— START OF Data lines —

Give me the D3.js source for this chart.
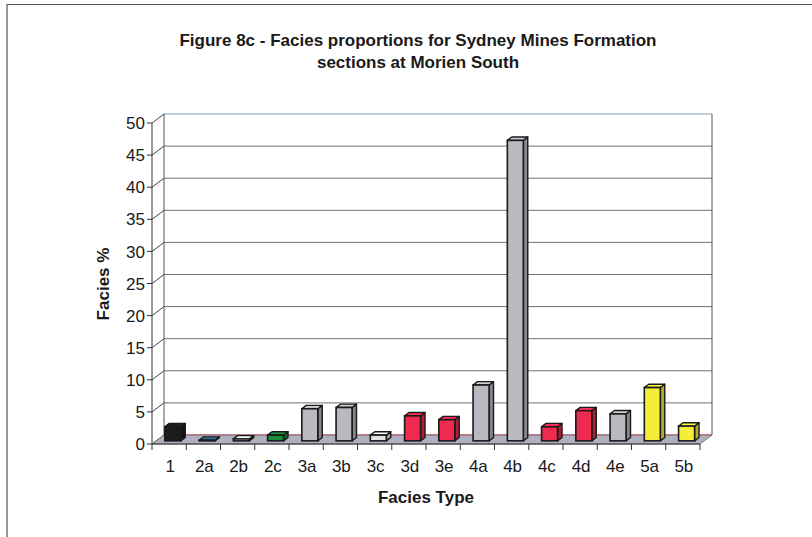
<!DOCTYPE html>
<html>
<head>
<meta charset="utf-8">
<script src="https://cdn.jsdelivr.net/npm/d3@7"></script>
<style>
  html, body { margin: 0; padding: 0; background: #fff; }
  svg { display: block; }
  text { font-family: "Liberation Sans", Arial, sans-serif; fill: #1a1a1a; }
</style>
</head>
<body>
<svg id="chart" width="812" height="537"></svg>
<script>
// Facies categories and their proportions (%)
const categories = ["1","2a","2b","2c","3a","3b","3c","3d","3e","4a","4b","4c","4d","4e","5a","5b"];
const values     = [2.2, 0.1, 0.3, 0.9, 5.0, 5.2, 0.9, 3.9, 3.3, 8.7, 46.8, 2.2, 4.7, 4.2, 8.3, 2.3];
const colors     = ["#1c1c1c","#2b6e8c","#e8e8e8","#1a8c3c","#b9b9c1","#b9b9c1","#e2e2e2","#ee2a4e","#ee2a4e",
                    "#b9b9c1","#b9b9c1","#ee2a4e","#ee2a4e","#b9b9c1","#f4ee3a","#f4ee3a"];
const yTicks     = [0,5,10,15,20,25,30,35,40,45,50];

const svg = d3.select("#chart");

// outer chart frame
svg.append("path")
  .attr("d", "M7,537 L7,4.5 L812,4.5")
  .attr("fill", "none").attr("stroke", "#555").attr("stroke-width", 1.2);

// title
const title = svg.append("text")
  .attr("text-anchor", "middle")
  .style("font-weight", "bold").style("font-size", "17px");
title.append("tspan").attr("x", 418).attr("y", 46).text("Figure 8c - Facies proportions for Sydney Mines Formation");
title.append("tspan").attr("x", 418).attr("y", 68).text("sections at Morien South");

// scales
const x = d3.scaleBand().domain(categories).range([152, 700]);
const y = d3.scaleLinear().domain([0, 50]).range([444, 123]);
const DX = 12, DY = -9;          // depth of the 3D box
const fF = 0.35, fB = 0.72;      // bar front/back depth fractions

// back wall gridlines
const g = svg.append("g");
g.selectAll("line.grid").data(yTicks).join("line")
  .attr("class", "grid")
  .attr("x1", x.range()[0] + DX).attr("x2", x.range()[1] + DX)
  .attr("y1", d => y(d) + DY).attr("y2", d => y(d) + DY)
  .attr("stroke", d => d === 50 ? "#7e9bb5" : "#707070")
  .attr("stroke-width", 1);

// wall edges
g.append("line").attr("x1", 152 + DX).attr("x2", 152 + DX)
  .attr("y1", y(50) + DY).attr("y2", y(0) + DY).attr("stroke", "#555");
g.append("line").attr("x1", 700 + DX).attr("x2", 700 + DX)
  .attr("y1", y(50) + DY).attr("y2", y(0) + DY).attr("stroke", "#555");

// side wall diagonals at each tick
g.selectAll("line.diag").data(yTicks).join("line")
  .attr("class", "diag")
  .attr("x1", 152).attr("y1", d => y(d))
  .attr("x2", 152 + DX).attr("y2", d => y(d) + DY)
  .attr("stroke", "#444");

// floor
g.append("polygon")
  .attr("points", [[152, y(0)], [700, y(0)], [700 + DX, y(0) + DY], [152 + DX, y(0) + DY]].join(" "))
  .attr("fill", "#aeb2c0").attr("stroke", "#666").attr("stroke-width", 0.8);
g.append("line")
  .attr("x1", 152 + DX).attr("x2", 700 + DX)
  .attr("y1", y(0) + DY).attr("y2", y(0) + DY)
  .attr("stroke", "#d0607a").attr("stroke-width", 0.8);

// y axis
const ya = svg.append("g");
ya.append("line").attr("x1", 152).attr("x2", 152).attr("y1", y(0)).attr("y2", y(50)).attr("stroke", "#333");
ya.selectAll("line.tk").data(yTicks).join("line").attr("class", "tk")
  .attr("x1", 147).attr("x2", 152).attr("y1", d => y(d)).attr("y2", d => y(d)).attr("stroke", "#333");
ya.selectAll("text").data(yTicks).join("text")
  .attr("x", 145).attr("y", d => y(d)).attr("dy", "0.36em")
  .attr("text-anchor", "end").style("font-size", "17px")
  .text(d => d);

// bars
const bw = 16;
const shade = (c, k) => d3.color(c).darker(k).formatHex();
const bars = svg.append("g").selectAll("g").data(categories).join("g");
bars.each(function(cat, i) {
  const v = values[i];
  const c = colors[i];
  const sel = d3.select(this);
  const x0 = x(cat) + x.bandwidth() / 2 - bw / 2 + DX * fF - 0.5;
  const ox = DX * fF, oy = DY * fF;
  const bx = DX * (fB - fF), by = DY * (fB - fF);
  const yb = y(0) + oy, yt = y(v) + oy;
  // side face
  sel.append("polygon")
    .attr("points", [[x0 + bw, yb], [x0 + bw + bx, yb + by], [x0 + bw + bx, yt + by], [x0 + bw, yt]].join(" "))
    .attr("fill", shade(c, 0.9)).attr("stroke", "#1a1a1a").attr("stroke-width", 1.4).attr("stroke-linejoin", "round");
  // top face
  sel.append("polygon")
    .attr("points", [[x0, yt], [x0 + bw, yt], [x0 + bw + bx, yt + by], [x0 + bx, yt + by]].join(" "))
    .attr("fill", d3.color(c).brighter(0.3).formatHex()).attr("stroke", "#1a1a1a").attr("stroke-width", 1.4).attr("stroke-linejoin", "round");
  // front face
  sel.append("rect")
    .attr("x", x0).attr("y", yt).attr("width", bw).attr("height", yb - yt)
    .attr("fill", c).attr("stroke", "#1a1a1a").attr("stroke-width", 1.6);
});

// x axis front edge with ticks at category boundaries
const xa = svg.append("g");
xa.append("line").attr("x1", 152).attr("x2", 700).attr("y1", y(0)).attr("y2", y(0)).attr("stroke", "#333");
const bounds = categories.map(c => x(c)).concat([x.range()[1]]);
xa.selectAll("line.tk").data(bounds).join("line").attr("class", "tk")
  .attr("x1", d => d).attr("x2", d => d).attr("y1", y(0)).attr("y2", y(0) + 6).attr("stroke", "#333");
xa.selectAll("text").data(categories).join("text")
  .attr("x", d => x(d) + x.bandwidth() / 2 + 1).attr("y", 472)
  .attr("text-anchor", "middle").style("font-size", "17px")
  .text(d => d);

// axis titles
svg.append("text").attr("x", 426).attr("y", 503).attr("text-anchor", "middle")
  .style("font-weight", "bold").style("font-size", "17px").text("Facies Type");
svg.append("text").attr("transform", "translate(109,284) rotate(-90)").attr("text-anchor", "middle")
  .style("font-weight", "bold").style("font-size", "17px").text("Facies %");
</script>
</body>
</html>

— END OF Data lines —

Restate exactly, please, only the lines between the start of the data and the line containing "const fF = 0.35, fB", both ends included, skipping the pictures.

Give me the D3.js source for this chart.
<!DOCTYPE html>
<html>
<head>
<meta charset="utf-8">
<script src="https://cdn.jsdelivr.net/npm/d3@7"></script>
<style>
  html, body { margin: 0; padding: 0; background: #fff; }
  svg { display: block; }
  text { font-family: "Liberation Sans", Arial, sans-serif; fill: #1a1a1a; }
</style>
</head>
<body>
<svg id="chart" width="812" height="537"></svg>
<script>
// Facies categories and their proportions (%)
const categories = ["1","2a","2b","2c","3a","3b","3c","3d","3e","4a","4b","4c","4d","4e","5a","5b"];
const values     = [2.2, 0.1, 0.3, 0.9, 5.0, 5.2, 0.9, 3.9, 3.3, 8.7, 46.8, 2.2, 4.7, 4.2, 8.3, 2.3];
const colors     = ["#1c1c1c","#2b6e8c","#e8e8e8","#1a8c3c","#b9b9c1","#b9b9c1","#e2e2e2","#ee2a4e","#ee2a4e",
                    "#b9b9c1","#b9b9c1","#ee2a4e","#ee2a4e","#b9b9c1","#f4ee3a","#f4ee3a"];
const yTicks     = [0,5,10,15,20,25,30,35,40,45,50];

const svg = d3.select("#chart");

// outer chart frame
svg.append("path")
  .attr("d", "M7,537 L7,4.5 L812,4.5")
  .attr("fill", "none").attr("stroke", "#555").attr("stroke-width", 1.2);

// title
const title = svg.append("text")
  .attr("text-anchor", "middle")
  .style("font-weight", "bold").style("font-size", "17px");
title.append("tspan").attr("x", 418).attr("y", 46).text("Figure 8c - Facies proportions for Sydney Mines Formation");
title.append("tspan").attr("x", 418).attr("y", 68).text("sections at Morien South");

// scales
const x = d3.scaleBand().domain(categories).range([152, 700]);
const y = d3.scaleLinear().domain([0, 50]).range([444, 123]);
const DX = 12, DY = -9;          // depth of the 3D box
const fF = 0.35, fB = 0.72;      // bar front/back depth fractions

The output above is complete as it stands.